PROBLEM >> Retype all of the listing exactly, passing over any picture you find.

PROVIDED MATERIAL >>
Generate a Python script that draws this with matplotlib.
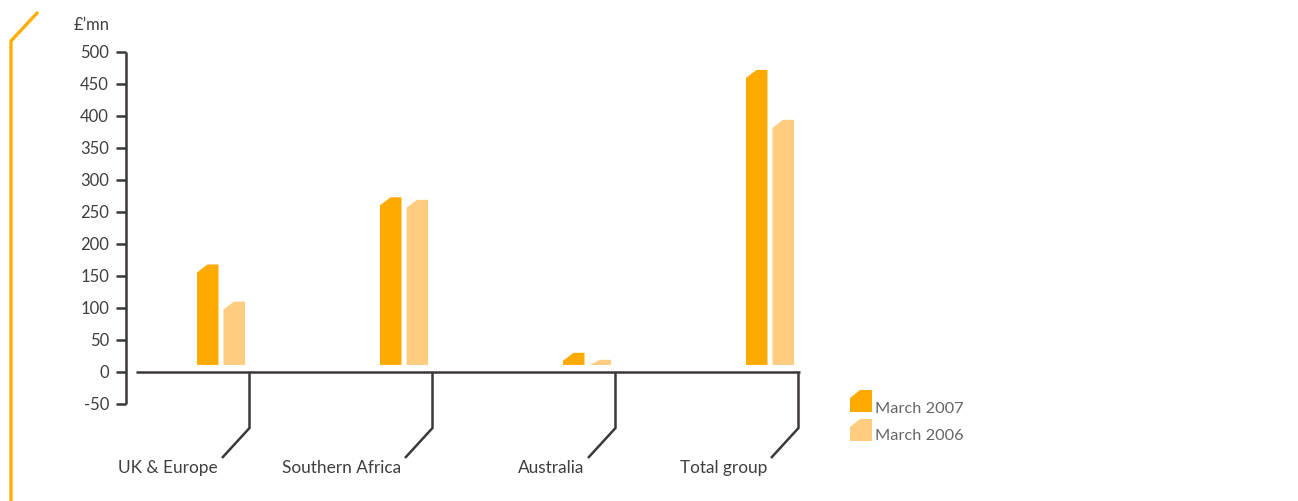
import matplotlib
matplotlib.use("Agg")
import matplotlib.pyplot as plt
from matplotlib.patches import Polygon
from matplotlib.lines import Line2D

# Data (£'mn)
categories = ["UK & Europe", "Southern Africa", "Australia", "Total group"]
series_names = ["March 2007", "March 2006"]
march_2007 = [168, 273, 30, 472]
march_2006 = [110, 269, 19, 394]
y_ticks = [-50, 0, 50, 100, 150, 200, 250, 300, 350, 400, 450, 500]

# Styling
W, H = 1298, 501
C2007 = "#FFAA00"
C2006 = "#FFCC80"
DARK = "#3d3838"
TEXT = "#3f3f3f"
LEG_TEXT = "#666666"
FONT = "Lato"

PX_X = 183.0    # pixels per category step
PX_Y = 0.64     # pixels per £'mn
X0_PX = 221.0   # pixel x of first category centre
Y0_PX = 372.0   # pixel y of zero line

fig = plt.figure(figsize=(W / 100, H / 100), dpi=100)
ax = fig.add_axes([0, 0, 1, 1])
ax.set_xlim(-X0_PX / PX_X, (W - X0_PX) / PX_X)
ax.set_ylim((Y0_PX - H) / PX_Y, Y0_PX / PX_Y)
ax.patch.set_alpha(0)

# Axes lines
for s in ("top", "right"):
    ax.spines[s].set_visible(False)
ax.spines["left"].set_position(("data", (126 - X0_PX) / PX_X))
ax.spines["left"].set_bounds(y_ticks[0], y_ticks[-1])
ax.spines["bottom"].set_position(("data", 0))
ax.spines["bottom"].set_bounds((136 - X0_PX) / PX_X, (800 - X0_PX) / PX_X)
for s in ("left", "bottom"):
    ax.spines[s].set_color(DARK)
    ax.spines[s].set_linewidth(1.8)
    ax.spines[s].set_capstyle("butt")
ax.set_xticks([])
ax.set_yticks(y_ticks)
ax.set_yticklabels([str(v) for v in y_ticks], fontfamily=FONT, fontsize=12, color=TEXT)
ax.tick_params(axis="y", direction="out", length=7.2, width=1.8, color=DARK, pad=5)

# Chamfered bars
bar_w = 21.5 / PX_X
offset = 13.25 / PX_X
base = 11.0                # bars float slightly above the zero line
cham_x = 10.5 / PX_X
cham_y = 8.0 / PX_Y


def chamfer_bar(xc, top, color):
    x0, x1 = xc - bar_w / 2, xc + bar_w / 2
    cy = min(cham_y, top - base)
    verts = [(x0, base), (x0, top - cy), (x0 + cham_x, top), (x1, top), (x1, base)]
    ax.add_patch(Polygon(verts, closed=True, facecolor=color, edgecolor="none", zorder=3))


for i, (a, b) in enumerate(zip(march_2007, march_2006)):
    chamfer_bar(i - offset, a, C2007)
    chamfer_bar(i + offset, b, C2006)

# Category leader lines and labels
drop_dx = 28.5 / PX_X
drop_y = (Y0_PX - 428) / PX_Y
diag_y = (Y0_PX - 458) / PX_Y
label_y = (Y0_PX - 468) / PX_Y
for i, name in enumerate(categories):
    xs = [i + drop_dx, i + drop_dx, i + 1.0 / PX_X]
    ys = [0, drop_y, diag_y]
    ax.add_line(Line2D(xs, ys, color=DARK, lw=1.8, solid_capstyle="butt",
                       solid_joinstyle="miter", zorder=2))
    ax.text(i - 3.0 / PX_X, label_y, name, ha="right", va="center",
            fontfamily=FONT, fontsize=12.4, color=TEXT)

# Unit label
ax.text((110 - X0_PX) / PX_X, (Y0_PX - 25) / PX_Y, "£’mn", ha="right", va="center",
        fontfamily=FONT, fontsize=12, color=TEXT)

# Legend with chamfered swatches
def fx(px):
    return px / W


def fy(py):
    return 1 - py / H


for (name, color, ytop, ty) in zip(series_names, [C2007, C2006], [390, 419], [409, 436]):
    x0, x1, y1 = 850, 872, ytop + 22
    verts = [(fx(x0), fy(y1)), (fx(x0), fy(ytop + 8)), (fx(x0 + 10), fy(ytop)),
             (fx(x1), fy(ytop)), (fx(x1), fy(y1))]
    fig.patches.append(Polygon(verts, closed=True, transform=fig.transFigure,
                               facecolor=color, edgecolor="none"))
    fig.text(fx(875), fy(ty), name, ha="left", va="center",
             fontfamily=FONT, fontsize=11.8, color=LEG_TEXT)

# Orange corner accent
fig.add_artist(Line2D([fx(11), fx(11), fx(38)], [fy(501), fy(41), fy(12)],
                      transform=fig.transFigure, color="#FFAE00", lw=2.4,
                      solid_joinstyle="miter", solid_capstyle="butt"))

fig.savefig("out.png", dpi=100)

EXERCISE RESPONSE >>
Generate a Python script that draws this with matplotlib.
import matplotlib
matplotlib.use("Agg")
import matplotlib.pyplot as plt
from matplotlib.patches import Polygon
from matplotlib.lines import Line2D

# Data (£'mn)
categories = ["UK & Europe", "Southern Africa", "Australia", "Total group"]
series_names = ["March 2007", "March 2006"]
march_2007 = [168, 273, 30, 472]
march_2006 = [110, 269, 19, 394]
y_ticks = [-50, 0, 50, 100, 150, 200, 250, 300, 350, 400, 450, 500]

# Styling
W, H = 1298, 501
C2007 = "#FFAA00"
C2006 = "#FFCC80"
DARK = "#3d3838"
TEXT = "#3f3f3f"
LEG_TEXT = "#666666"
FONT = "Lato"

PX_X = 183.0    # pixels per category step
PX_Y = 0.64     # pixels per £'mn
X0_PX = 221.0   # pixel x of first category centre
Y0_PX = 372.0   # pixel y of zero line

fig = plt.figure(figsize=(W / 100, H / 100), dpi=100)
ax = fig.add_axes([0, 0, 1, 1])
ax.set_xlim(-X0_PX / PX_X, (W - X0_PX) / PX_X)
ax.set_ylim((Y0_PX - H) / PX_Y, Y0_PX / PX_Y)
ax.patch.set_alpha(0)

# Axes lines
for s in ("top", "right"):
    ax.spines[s].set_visible(False)
ax.spines["left"].set_position(("data", (126 - X0_PX) / PX_X))
ax.spines["left"].set_bounds(y_ticks[0], y_ticks[-1])
ax.spines["bottom"].set_position(("data", 0))
ax.spines["bottom"].set_bounds((136 - X0_PX) / PX_X, (800 - X0_PX) / PX_X)
for s in ("left", "bottom"):
    ax.spines[s].set_color(DARK)
    ax.spines[s].set_linewidth(1.8)
    ax.spines[s].set_capstyle("butt")
ax.set_xticks([])
ax.set_yticks(y_ticks)
ax.set_yticklabels([str(v) for v in y_ticks], fontfamily=FONT, fontsize=12, color=TEXT)
ax.tick_params(axis="y", direction="out", length=7.2, width=1.8, color=DARK, pad=5)

# Chamfered bars
bar_w = 21.5 / PX_X
offset = 13.25 / PX_X
base = 11.0                # bars float slightly above the zero line
cham_x = 10.5 / PX_X
cham_y = 8.0 / PX_Y


def chamfer_bar(xc, top, color):
    x0, x1 = xc - bar_w / 2, xc + bar_w / 2
    cy = min(cham_y, top - base)
    verts = [(x0, base), (x0, top - cy), (x0 + cham_x, top), (x1, top), (x1, base)]
    ax.add_patch(Polygon(verts, closed=True, facecolor=color, edgecolor="none", zorder=3))


for i, (a, b) in enumerate(zip(march_2007, march_2006)):
    chamfer_bar(i - offset, a, C2007)
    chamfer_bar(i + offset, b, C2006)

# Category leader lines and labels
drop_dx = 28.5 / PX_X
drop_y = (Y0_PX - 428) / PX_Y
diag_y = (Y0_PX - 458) / PX_Y
label_y = (Y0_PX - 468) / PX_Y
for i, name in enumerate(categories):
    xs = [i + drop_dx, i + drop_dx, i + 1.0 / PX_X]
    ys = [0, drop_y, diag_y]
    ax.add_line(Line2D(xs, ys, color=DARK, lw=1.8, solid_capstyle="butt",
                       solid_joinstyle="miter", zorder=2))
    ax.text(i - 3.0 / PX_X, label_y, name, ha="right", va="center",
            fontfamily=FONT, fontsize=12.4, color=TEXT)

# Unit label
ax.text((110 - X0_PX) / PX_X, (Y0_PX - 25) / PX_Y, "£’mn", ha="right", va="center",
        fontfamily=FONT, fontsize=12, color=TEXT)

# Legend with chamfered swatches
def fx(px):
    return px / W


def fy(py):
    return 1 - py / H


for (name, color, ytop, ty) in zip(series_names, [C2007, C2006], [390, 419], [409, 436]):
    x0, x1, y1 = 850, 872, ytop + 22
    verts = [(fx(x0), fy(y1)), (fx(x0), fy(ytop + 8)), (fx(x0 + 10), fy(ytop)),
             (fx(x1), fy(ytop)), (fx(x1), fy(y1))]
    fig.patches.append(Polygon(verts, closed=True, transform=fig.transFigure,
                               facecolor=color, edgecolor="none"))
    fig.text(fx(875), fy(ty), name, ha="left", va="center",
             fontfamily=FONT, fontsize=11.8, color=LEG_TEXT)

# Orange corner accent
fig.add_artist(Line2D([fx(11), fx(11), fx(38)], [fy(501), fy(41), fy(12)],
                      transform=fig.transFigure, color="#FFAE00", lw=2.4,
                      solid_joinstyle="miter", solid_capstyle="butt"))

fig.savefig("out.png", dpi=100)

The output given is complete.